We kept moving, and bushwhacked our way to a path that would lead us to the center of the forest. We followed it a short while, and then found a trail of discarded masks - the sort that Erashi carried. We decided to follow it, and it led us to a clearing with a circle of standing stones, engraved with the symbols of the rings. Erashi had evidently discarded the ring she had found.

Barnabus puzzled over the rings, and the strange woven knot that was engraved on the largest standing stone. he fitted the rings together carefully, and they locked into place and shrunk into a small, finger-sized ring. "When the lay of the land is as the back of your hand" he whispered thoughtfully as he put the ring on, and admired the woven symbol of the completed puzzle. In the center of the circle, a small-scale model of the forest appeared. We rushed to check it out, and found that it was in lifelike detail. We could see animals moving, water flowing, even, if we looked hard enough, ourselves, sitting in the clearing. But when we reached out to touch, our hands went right through it.

Only Barnabus could manipulate model, using the hand that held the ring. Scruffy and I took up guarding positions as he re-routed the streams back to their original places, mended the cliffs that had been pushed down, straightened the ley lines, opened the closed pathways. And when the forest was back to its natural state, the diagram vanished, and we found we were no longer alone.

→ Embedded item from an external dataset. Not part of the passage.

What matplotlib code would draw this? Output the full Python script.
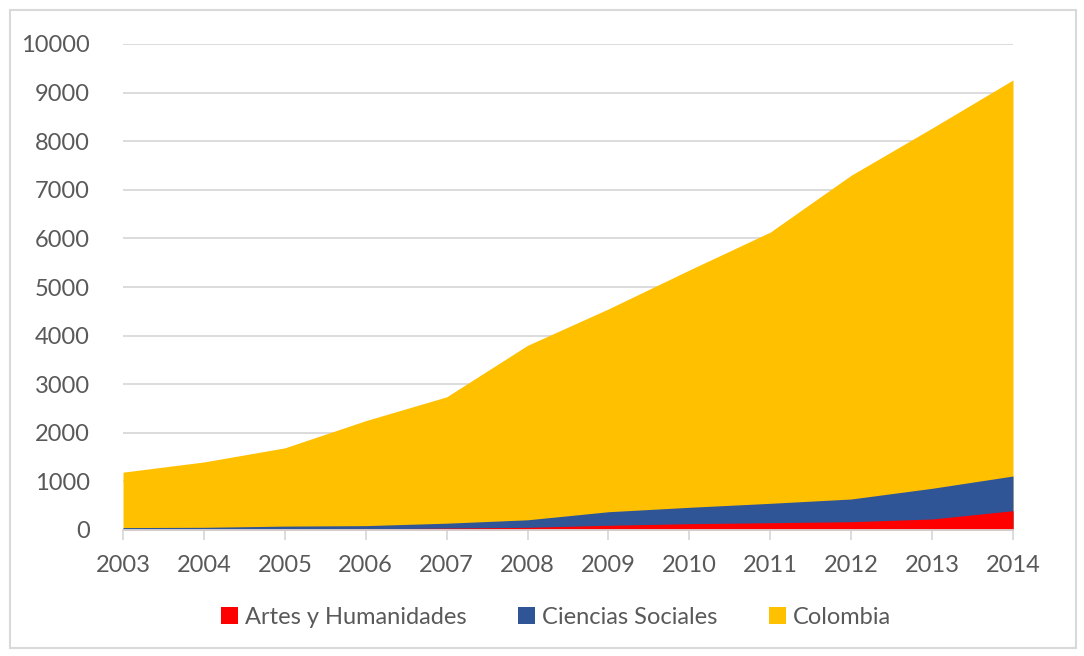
import matplotlib.pyplot as plt
from matplotlib.patches import Rectangle, Patch

years = [2003, 2004, 2005, 2006, 2007, 2008, 2009, 2010, 2011, 2012, 2013, 2014]
colombia = [1190, 1400, 1690, 2250, 2740, 3800, 4550, 5350, 6130, 7300, 8270, 9260]
ciencias_sociales = [50, 55, 80, 90, 140, 210, 376, 467, 549, 638, 858, 1111]
artes_humanidades = [10, 12, 18, 22, 40, 55, 97, 130, 150, 171, 226, 397]

series = [
    ("Artes y Humanidades", artes_humanidades, "#ff0000"),
    ("Ciencias Sociales", ciencias_sociales, "#2f5597"),
    ("Colombia", colombia, "#ffc000"),
]

plt.rcParams['font.family'] = ['Lato', 'DejaVu Sans']
text_color = "#595959"
grid_color = "#d9d9d9"

fig = plt.figure(figsize=(10.84, 6.56), dpi=100)
ax = fig.add_axes([123 / 1084, 1 - 530 / 656, 890 / 1084, 486 / 656])

# Colombia at the back, then the smaller series on top
for name, vals, color in reversed(series):
    ax.fill_between(years, 0, vals, color=color, linewidth=0, zorder=2)

ax.set_xlim(years[0], years[-1])
ax.set_ylim(0, 10000)
ax.set_yticks(range(0, 10001, 1000))
ax.set_xticks(years)
ax.grid(axis="y", color=grid_color, linewidth=1.3, zorder=0)
for s in ["top", "right", "left"]:
    ax.spines[s].set_visible(False)
ax.spines["bottom"].set_color(grid_color)
ax.spines["bottom"].set_linewidth(1.3)
ax.spines["bottom"].set_zorder(3)
ax.tick_params(axis="y", length=0, pad=24, labelsize=17, labelcolor=text_color)
ax.tick_params(axis="x", length=7, width=1.3, color=grid_color, pad=11,
               labelsize=17, labelcolor=text_color)

handles = [Patch(facecolor=c, edgecolor="none", label=n) for n, v, c in series]
fig.legend(handles=handles, loc="center", bbox_to_anchor=(556 / 1084, 1 - 617 / 656),
           ncol=3, frameon=False, fontsize=17, labelcolor=text_color,
           handlelength=0.7, handleheight=0.7, handletextpad=0.3, columnspacing=2.2)

fig.patches.append(Rectangle((10 / 1084, 8 / 656), 1066 / 1084, 638 / 656,
                             transform=fig.transFigure, fill=False,
                             edgecolor=grid_color, linewidth=1.5))

fig.savefig("out.png", dpi=100)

A pack of wolves had entered the clearing, perhaps drawn in by the disturbances of the land. We took up battle positions, Scruffy firing with his musket and me with my shortbow. Barnabus scrambled onto one of the standing stones and began casting spells.

When the first wolf fell, something strange happened. It turned into a person! These weren't regular wolves, they were shape shifted druids, come to investigate the upset of their newly instated order. More were showing up, including the one who had escaped us last time - it was Penelope.

A skirmish broke out, and we felled the druids that had flooded in. We left Penelope alive, but just barely. One of them tried to offer me a position of power, but under scruffy's eye, I resisted the temptation. When the last of the druids was struck down, and the magical effects and summoned creatures disappeared, an eerie silence flooded the area. It was time to get some answers, but first we had to get out of the clearing before more druids showed up.